The parameters specifying the chosen kernel function need to be optimized. Given the training data $X$ and the corresponding calculated output $\mathbf{y}$ the log-likelihood is used to determine the optimal choice for the hyperparameters. The larger the value of the log-likelihood, the better the choice. Given the non-linearity of this log-likelihood function, gradient-based optimizers will be used.
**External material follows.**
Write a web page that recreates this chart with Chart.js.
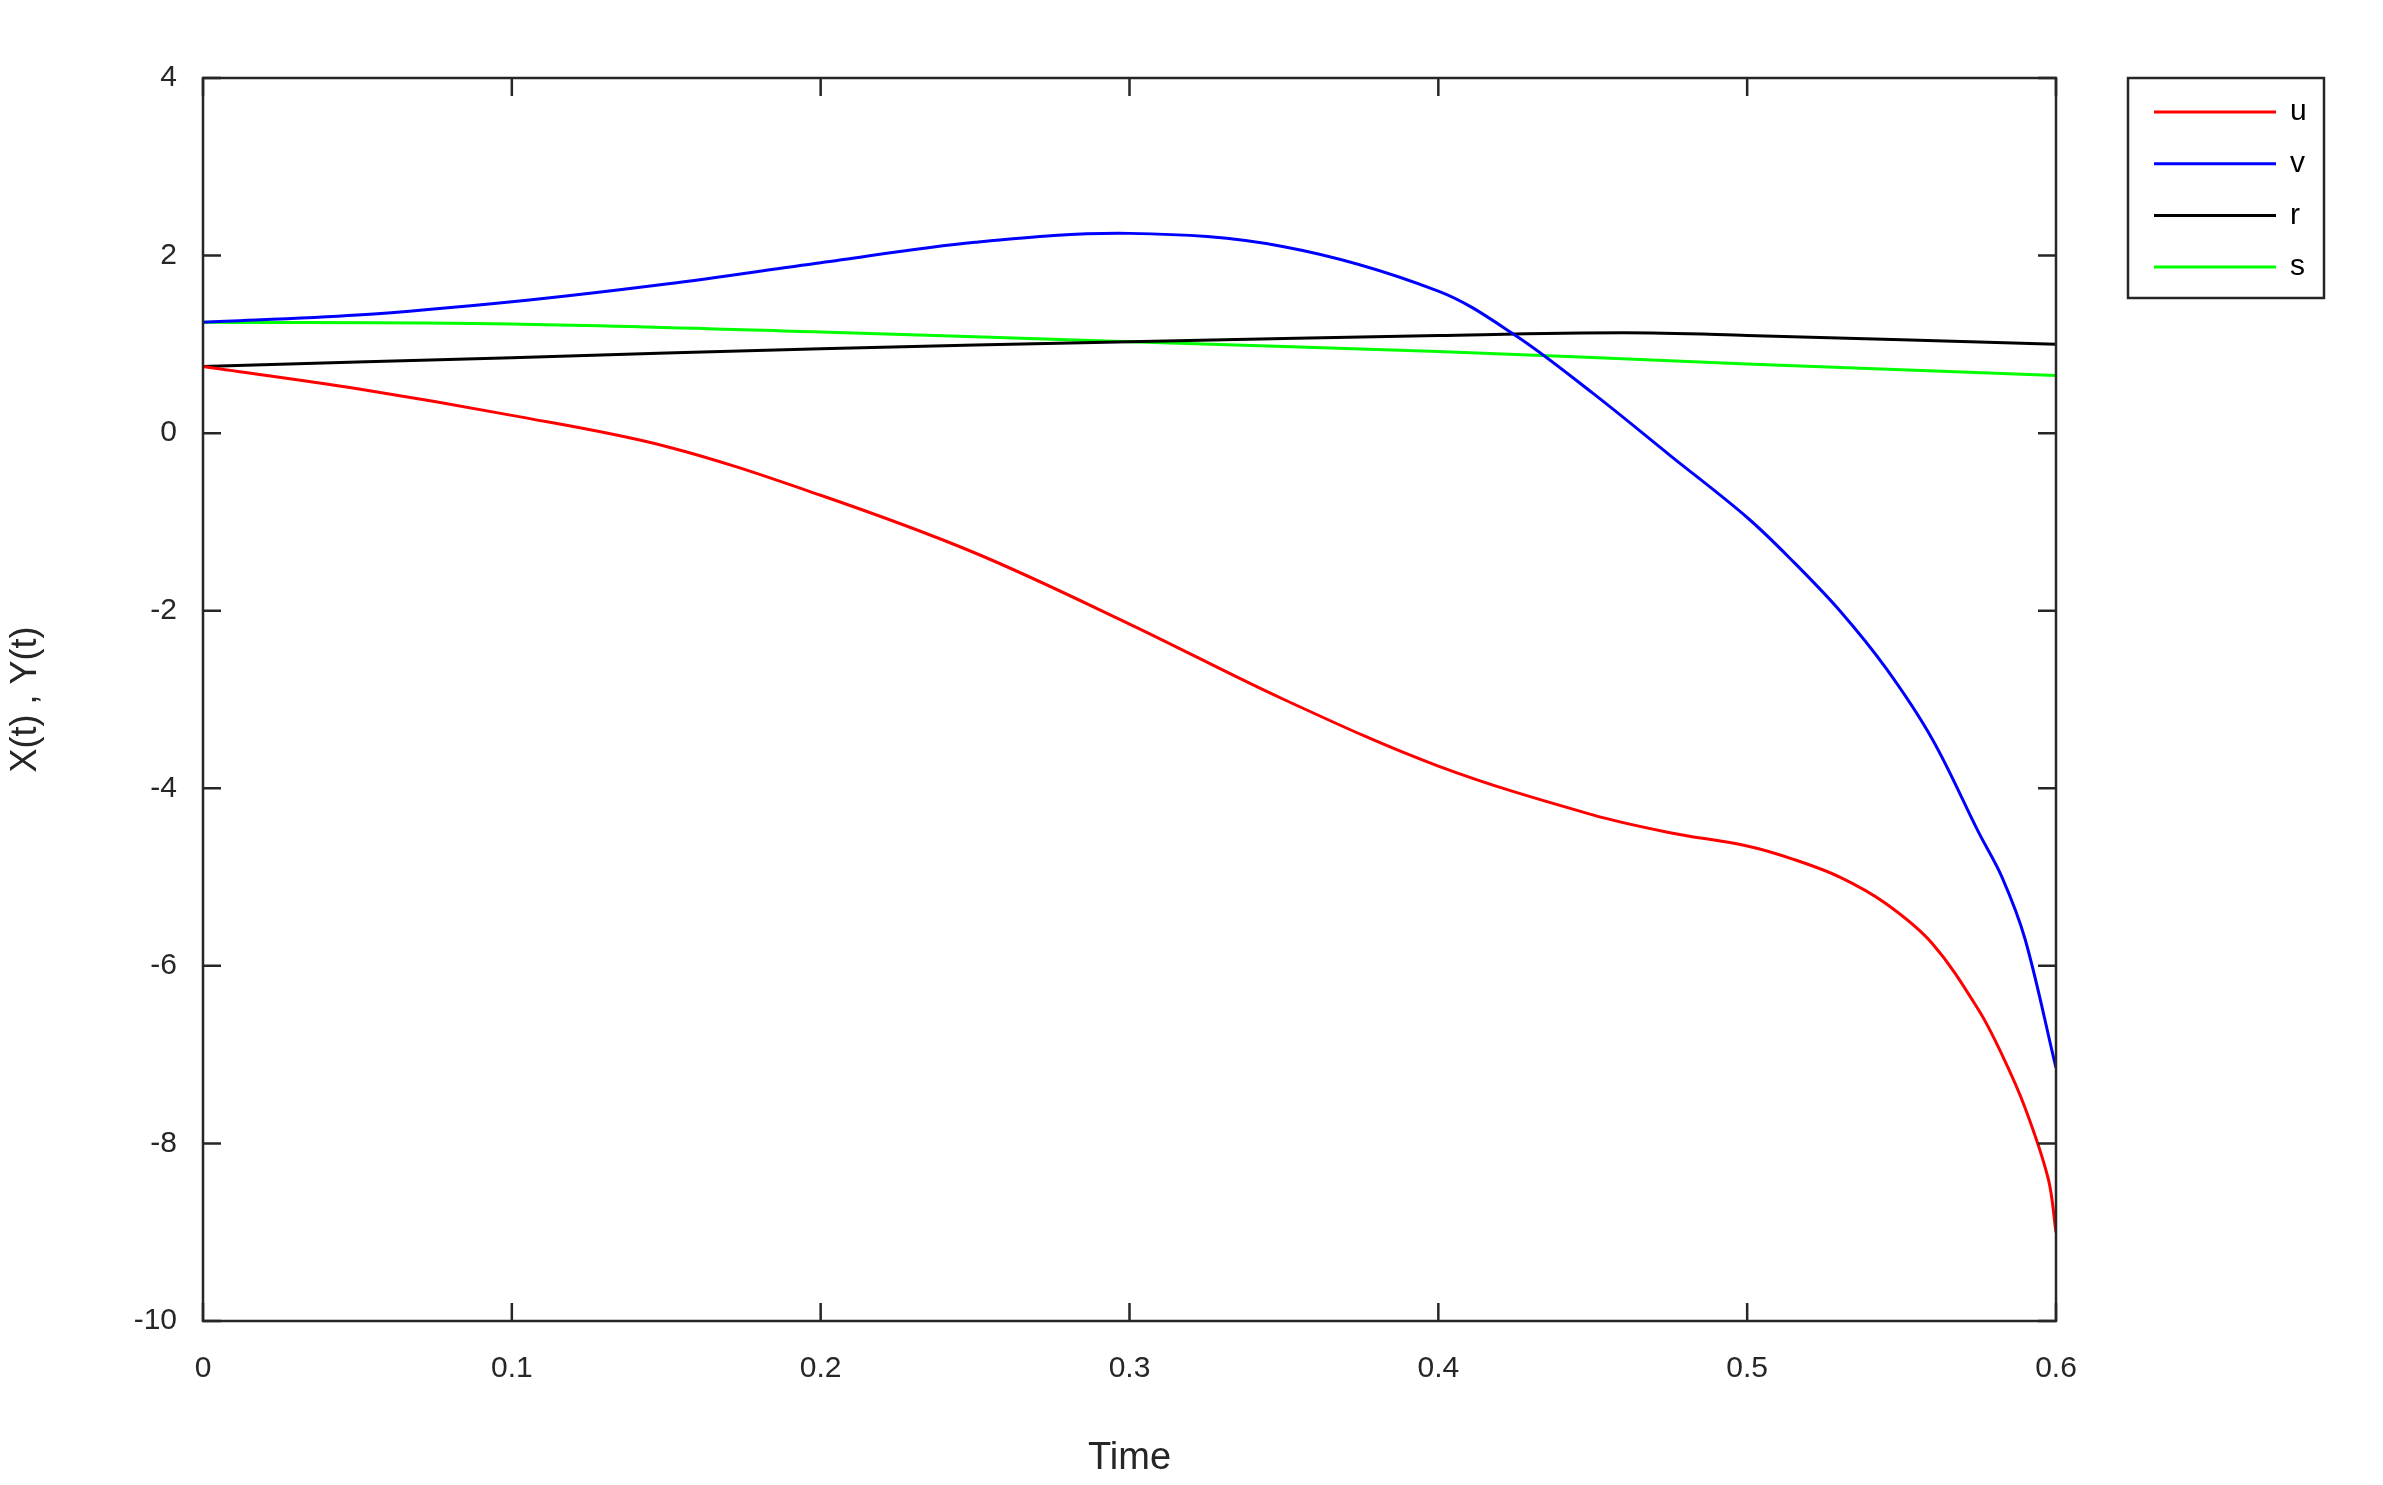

#### 3.Solving $K(X,X)^{-1}$

Calculating the value $\mu$ to find a prediction for our option price, gamma, vega,etc... is now extremely fast if and only if $K(X,X)^{-1}$ is calculated beforehand. It would not be good practice to calculate the inverse of $K(X,X)$ in each prediction. Inverting the matrix $K(X,X)$ of size $N\times N$ is the final computational challenge to take. For complex derivatives priced using models having a wide range of values for the different market parameters, the size of $K(X,X)$ can get too large for proceed to a standard matrix inversion on a computer. Moreover, in the hyperparameter optimization step $K(X,X)^{-1}$ needs to be calculated for each intermediate calculation. RiskConcile developed a different approach to this problem. The number of points $N$ in the training data is no longer a constraint.

#### 4.Deployment

RiskConcile is doing the heavy lifting. For a wide variety of options, the kernel $K(X,X)$ and its inverse $K(X,X)^{-1}$ have been calculated. Users of our web-infrastructure can now pull quasi real-time option prices into their applications (Excel, MatLab, Python, R,...) .

### Conclusion

We have tested GPR as machine learning technique on a wide range of complex derivative structures. GPR was effectively used to train a model how to price exotic options. Starting from training data $X$ and corresponding outputs $\mathbf{y}$, the gain in calculation time was enormous! For barrier options for example, while using a Variance Gamma model, the pricing turned over 1000 times faster!